17. 6 ans après que l’UDPS ait accédé au pouvoir de l’Etat après 36 ans de lutte pour la démocratie, cette assertion de VILLERS sur l’assise nationale de l’UDPS et sa diversification ethnique fondées sur l’appui des liens qu’Etienne Tshisekedi et l’UDPS entretenaient avec l’ethnie luba offre une possibilité de faire un état des lieux de toutes les donnes qui ont contribué à la résilience et l’efficacité de l’UDPS durant ses 36 ans de lutte. Cet état des lieux permettra de dire si l’exercice du pouvoir de l’Etat de l’UDPS et le temps ont entamé sa résilience et son efficacité comme parti politique. 18. C’est donc dans cet état des lieux qu’il faut situer la question de Mwipatayi qui par déduction de disparition politique des MPR et PPRD, se demande : « Qu’en sera –t-il de l’UDPS ? ».

19. Cet état des lieux trouve également son fondement dans l’universalité du management qui doit être appliqué, selon Odilon Gamela Nginu(2015), aux organisations à caractère politique (partis politiques, gouvernements, parlement, cours et tribunaux) dont la réalisation des objectifs dépend des compétences de leurs managers. Parce que les partis politiques ne peuvent justifier leurs raisons d’être que s’ils réalisent les missions ou les objectifs pour lesquels ils ont été créés. Les partis politiques deviennent inutiles voire nocifs s’ils ne réalisent pas leurs missions.

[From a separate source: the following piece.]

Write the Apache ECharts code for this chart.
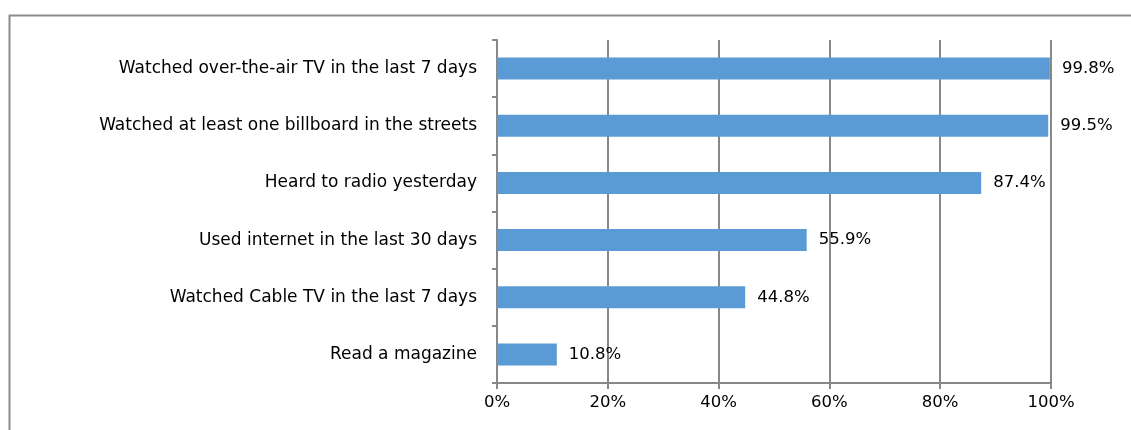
<!DOCTYPE html>
<html>
<head>
<meta charset="utf-8">
<script src="https://cdn.jsdelivr.net/npm/echarts@6/dist/echarts.min.js"></script>
<style>
html,body{margin:0;padding:0;background:#fff;}
#c{width:1131px;height:430px;}
</style>
</head>
<body>
<div id="c"></div>
<script>
const categories = [
  "Watched over-the-air TV in the last 7 days",
  "Watched at least one billboard in the streets",
  "Heard to radio yesterday",
  "Used internet in the last 30 days",
  "Watched Cable TV in the last 7 days",
  "Read a magazine"
];
const values = [99.8, 99.5, 87.4, 55.9, 44.8, 10.8];
const xTicks = [0, 20, 40, 60, 80, 100];

const chart = echarts.init(document.getElementById('c'), null, {renderer: 'canvas'});
const font = '"DejaVu Sans", sans-serif';
chart.setOption({
  animation: false,
  backgroundColor: '#fff',
  graphic: [{
    type: 'rect', left: 7, top: 13,
    shape: {width: 1200, height: 500},
    style: {fill: 'none', stroke: '#8c8c8c', lineWidth: 2},
    z: -1
  }],
  grid: {left: 497, right: 80, top: 40, bottom: 47, containLabel: false},
  xAxis: {
    type: 'value', min: 0, max: 100, interval: 20,
    axisLine: {show: true, lineStyle: {color: '#888', width: 2}},
    axisTick: {show: true, length: 6, lineStyle: {color: '#888', width: 2}},
    splitLine: {show: true, lineStyle: {color: '#888', width: 2}},
    axisLabel: {
      margin: 11, color: '#000', fontFamily: font, fontSize: 16.5,
      formatter: v => xTicks.includes(v) ? v + '%' : ''
    }
  },
  yAxis: {
    type: 'category', data: categories, inverse: true,
    axisLine: {show: true, lineStyle: {color: '#888', width: 2}},
    axisTick: {show: true, length: 5, lineStyle: {color: '#888', width: 2}},
    axisLabel: {margin: 20, color: '#000', fontFamily: font, fontSize: 17}
  },
  series: [{
    type: 'bar', data: values, barWidth: 22,
    itemStyle: {color: '#5b9bd5'},
    label: {
      show: true, position: 'right', distance: 12,
      color: '#000', fontFamily: font, fontSize: 16.5,
      formatter: p => p.value.toFixed(1) + '%'
    }
  }]
});
</script>
</body>
</html>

20. Mais comme toutes les organisations humaines y compris les partis politiques ne valent que ce que valent leurs animateurs, les animateurs des partis politiques devraient être des managers. Grâce à leurs compétences, ces derniers (managers) garderaient leurs têtes hautes pour ne pas tomber dans la perte de lucidité politique. La survie voire la vie d’un parti politique est intimement liée au passage effectif des objectifs pensés et conçus à leur matérialisation. Il s’agit là de la rationalisation des actes et pratiques des managers. Ce sont ces actes qui maintiennent le lien communautaire entre les membres et les dirigeants de ce parti politique. 21. J’ai fait ma part avec ma coupe pleine.